Williamstown
Theatre Festival, through Aug. 22
There’s
a cleverness in Nich olas Martin’s decision to present Fifth
of July after Our Town. Both plays look at larger,
farther-reaching issues through the very specific microcosms
of small-town life in America. Our Town, a masterpiece,
arrives at universal truths about what it means to live and
die on this planet; Fifth of July, a minor work, examines
the impact of the Vietnam War on the country’s psyche and
reflects on life’s meaning following an era of lost or lessened
values.
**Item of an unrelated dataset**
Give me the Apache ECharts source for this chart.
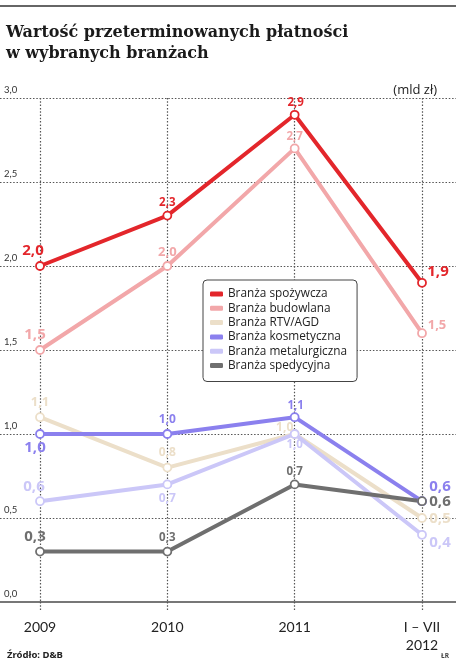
<!DOCTYPE html>
<html><head><meta charset="utf-8">
<script src="https://cdn.jsdelivr.net/npm/echarts@6/dist/echarts.min.js"></script>
<style>html,body{margin:0;padding:0;background:#fff}#c{width:456px;height:668px}</style>
</head><body><div id="c"></div>
<script>
const categories = ['2009', '2010', '2011', 'I – VII\n2012'];
const seriesNames = ['Branża spożywcza', 'Branża budowlana', 'Branża RTV/AGD', 'Branża kosmetyczna', 'Branża metalurgiczna', 'Branża spedycyjna'];
const spozywcza = [2.0, 2.3, 2.9, 1.9];
const budowlana = [1.5, 2.0, 2.7, 1.6];
const rtvAgd = [1.1, 0.8, 1.0, 0.5];
const kosmetyczna = [1.0, 1.0, 1.1, 0.6];
const metalurgiczna = [0.6, 0.7, 1.0, 0.4];
const spedycyjna = [0.3, 0.3, 0.7, 0.6];
const spozywczaLabels = ['2,0', '2,3', '2,9', '1,9'];
const budowlanaLabels = ['1,5', '2,0', '2,7', '1,5'];
const rtvAgdLabels = ['1,1', '0,8', '1,0', '0,5'];
const kosmetycznaLabels = ['1,0', '1,0', '1,1', '0,6'];
const metalurgicznaLabels = ['0,6', '0,7', '1,0', '0,4'];
const spedycyjnaLabels = ['0,3', '0,3', '0,7', '0,6'];
const yTickLabels = ['0,0', '0,5', '1,0', '1,5', '2,0', '2,5', '3,0'];

const colors = ['#e3262b', '#f2a7a9', '#ecdfc9', '#8b80ee', '#cbc7f8', '#6f6f6f'];
// label style per series: [offsetX, offsetY, fontSize] for each point
const labelStyles = [
  [[-7,-15,15],[0,-13,11.5],[1,-12,11.5],[16,-11,15]],
  [[-5,-15,15],[0,-14,13],[0,-12,11.5],[15,-8,13]],
  [[0,-15,13],[0,-15,12],[-10,-6,12],[18,1,15]],
  [[-5,14,15],[0,-14,12],[1,-11,11.5],[18,-14,15]],
  [[-6,-14,15],[0,14,12],[0,11,11.5],[18,8,15]],
  [[-5,-15,15],[0,-14,11.5],[0,-13,11.5],[18,1,15]]
];
const values = [spozywcza, budowlana, rtvAgd, kosmetyczna, metalurgiczna, spedycyjna];
const labels = [spozywczaLabels, budowlanaLabels, rtvAgdLabels, kosmetycznaLabels, metalurgicznaLabels, spedycyjnaLabels];

const chart = echarts.init(document.getElementById('c'), null, {renderer: 'canvas'});
const dotted = {color: '#555', width: 1.2, type: [1.5, 1.8]};

const series = values.map((vals, si) => ({
  name: seriesNames[si],
  type: 'line',
  xAxisIndex: 1,
  yAxisIndex: 1,
  data: vals.map((v, i) => ({
    value: v,
    label: {
      show: true,
      position: 'inside',
      offset: [labelStyles[si][i][0], labelStyles[si][i][1]],
      fontSize: labelStyles[si][i][2],
      color: colors[si],
      fontFamily: 'Open Sans',
      fontWeight: 'bold',
      align: 'center',
      verticalAlign: 'middle',
      formatter: () => labels[si][i]
    }
  })),
  symbol: 'circle',
  symbolSize: 8,
  itemStyle: {color: '#fff', borderColor: colors[si], borderWidth: 1.8},
  lineStyle: {color: colors[si], width: 4},
  emphasis: {disabled: true},
  animation: false
}));

chart.setOption({
  animation: false,
  title: [
    {text: 'Wartość przeterminowanych płatności\nw wybranych branżach', left: 1, top: 17,
     textStyle: {fontFamily: 'DejaVu Serif', fontWeight: 'bold', fontSize: 16, lineHeight: 21, color: '#1a1a1a'}},
    {text: '(mld zł)', right: 14, top: 79, textStyle: {fontFamily: 'Open Sans', fontWeight: 'normal', fontSize: 13, color: '#222'}},
    {text: 'Źródło: D&B', left: 2, top: 645, textStyle: {fontFamily: 'Noto Sans', fontWeight: 'bold', fontSize: 9.5, color: '#222'}},
    {text: 'ŁR', right: 2, top: 648, textStyle: {fontFamily: 'Noto Sans', fontWeight: 'bold', fontSize: 6.5, color: '#444'}}
  ],
  graphic: [{type: 'rect', left: 0, top: 5, shape: {width: 456, height: 2}, style: {fill: '#666'}}],
  legend: {
    orient: 'vertical', left: 203, top: 280,
    padding: [7, 10, 9, 7], itemGap: 0.3,
    itemWidth: 13, itemHeight: 5, icon: 'roundRect',
    backgroundColor: '#fff', borderColor: '#444', borderWidth: 1, borderRadius: 4,
    textStyle: {fontFamily: 'Open Sans', fontSize: 11.8, color: '#222', lineHeight: 14},
    data: seriesNames.map((n, i) => ({name: n, itemStyle: {color: colors[i], borderWidth: 0}, lineStyle: {color: colors[i]}})),
    z: 10
  },
  grid: [
    {left: 0, right: 0, top: 98, bottom: 66, containLabel: false},
    {left: 40, right: 34, top: 98, bottom: 66, containLabel: false}
  ],
  xAxis: [
    {type: 'value', gridIndex: 0, min: 0, max: 1, axisLine: {show: true, onZero: false, lineStyle: {color: '#777', width: 2}},
     axisTick: {show: false}, axisLabel: {show: false}, splitLine: {show: false}},
    {type: 'category', gridIndex: 1, data: categories, boundaryGap: false,
     axisLine: {show: false}, axisTick: {show: true, length: 10, lineStyle: dotted},
     splitLine: {show: true, lineStyle: dotted},
     axisLabel: {margin: 16, fontFamily: 'Lato', fontSize: 14, color: '#222', lineHeight: 18}}
  ],
  yAxis: [
    {type: 'value', gridIndex: 0, min: 0, max: 3, interval: 0.5,
     axisLine: {show: false}, axisTick: {show: false},
     splitLine: {show: true, lineStyle: dotted},
     axisLabel: {inside: true, margin: 4, fontFamily: 'Lato', fontSize: 9.5, color: '#333', verticalAlign: 'bottom', padding: [0, 0, 3, 0],
       formatter: (v) => yTickLabels[Math.round(v / 0.5)]}},
    {type: 'value', gridIndex: 1, min: 0, max: 3, show: false}
  ],
  series: series
});
</script>
</body></html>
It is a tribute to both plays that their messages
manage to transcend troubled productions.
Lanford
Wilson’s play (part of a trilogy that includes Talley’s
Folly and Talley and Son) struggles to be heard
above a cast that pushes too hard and feels surprisingly under-rehearsed
for a show that has already had a run at the Bay Street Theatre,
which is co-producing it with the WTF.
This
is not Wilson writing at his most lean and poetic, as in Talley’s
Folly, nor his most comic and wide-ranging, as in Hot
L Baltimore. He forces us to endure too much aimless exposition
to introduce the characters who have gathered at the gently
declining Talley household for a period of reckoning on July
5, 1977.
These
include a quartet of the previous era’s casualties and disappointments:
Kenneth Talley (who lost both his legs and his grounding in
Vietnam); his former lover, John Landis, who left the country
and lost his moral compass; John’s heiress musician wife Gwen,
who wants to buy the Talley estate; and Kenneth’s unmarried
sister (another of John’s former lovers), June Talley, who
lost her spirit. There are also Kenneth’s present lover, Jed,
who tenderly cares for the Talley property; Shirley Talley,
June’s daydreaming, illegitimate daughter; Weston, Gwen’s
vacuous, guitar-strumming songwriter; and Sally Friedman,
Kenneth and June’s plainspoken aunt who carries the ashes
of her husband in a candy box.
It is
telling that apart from Jed, and periodically Sally, the most
affecting character in this production remains offstage. That
would be Matt Friedman, Sally’s deceased husband, a sweet
man who loved the Talley place and was disliked by everyone
on it as much for his gentility and agreeableness as for his
Jewish heritage. Somewhat through Elizabeth Franz’s delivery
as Sally, but more through the grace of Wilson’s writing,
Matt becomes a vital presence whom we admire and care more
about than most of the living characters. Matt loved the promise
of America and its heartland; as his memory is evoked by Sally,
that dream casts a transformative power.
This
mantle has been taken on by Jed, the newest outsider to become
taken with the Talley place. The role becomes the highlight
of the production through Noah Bean’s quiet, assured and poignant
performance, which conveys a rich interior life. While Kenneth,
Gwen, John and June storm about the stage and the future of
the Talley heritage lies in precarious balance, Bean’s restrained
pain and disappointment give the production its most truthful
emotional moorings.
Franz
sometimes achieves this as Sally, especially in the better-written
and -performed second act. Although there is something a shade
too forced and deliberate about her performance, at least
it is a performance that tries to excavate the layers of Wilson’s
characterization and the Chekovian tragedy he has attempted,
with uneven results, to craft out of a moment in history when
America forsook what was good about its past and badly lost
its way.
In the
key role of Kenneth, Shane McRae does not seem fully committed
to the text and never ascends adequacy. Neither David Wilson
Barnes, as John, nor Kellie Overbey as June create a character
with sufficient depth to invite any empathy. The other two
females screech and caterwaul their lines into incomprehensibility
while doing nothing to make their characters anything more
than caricatures. The parts may offer great challenges, but
they are not insurmountable with actors possessing greater
resources and direction that knows when to pull in the reins.
Beyond
the overacting, there is far too much shouting instead of
projection. They may be trying to overcome the lousy acoustics
in the ’62 Center’s main auditorium, but the overcompensation—the
worst I have heard in here in six years—erects a barrier that
makes it difficult to enter Wilson’s landscape, which has
been nicely designed by David Gallo and adeptly lit, replete
with lighting bugs, by David Weiner.
As this
is the end of the season for the WTF, compliments are due
the literary department’s dramaturgs for restoring a literacy
to the program notes that has been absent in recent years.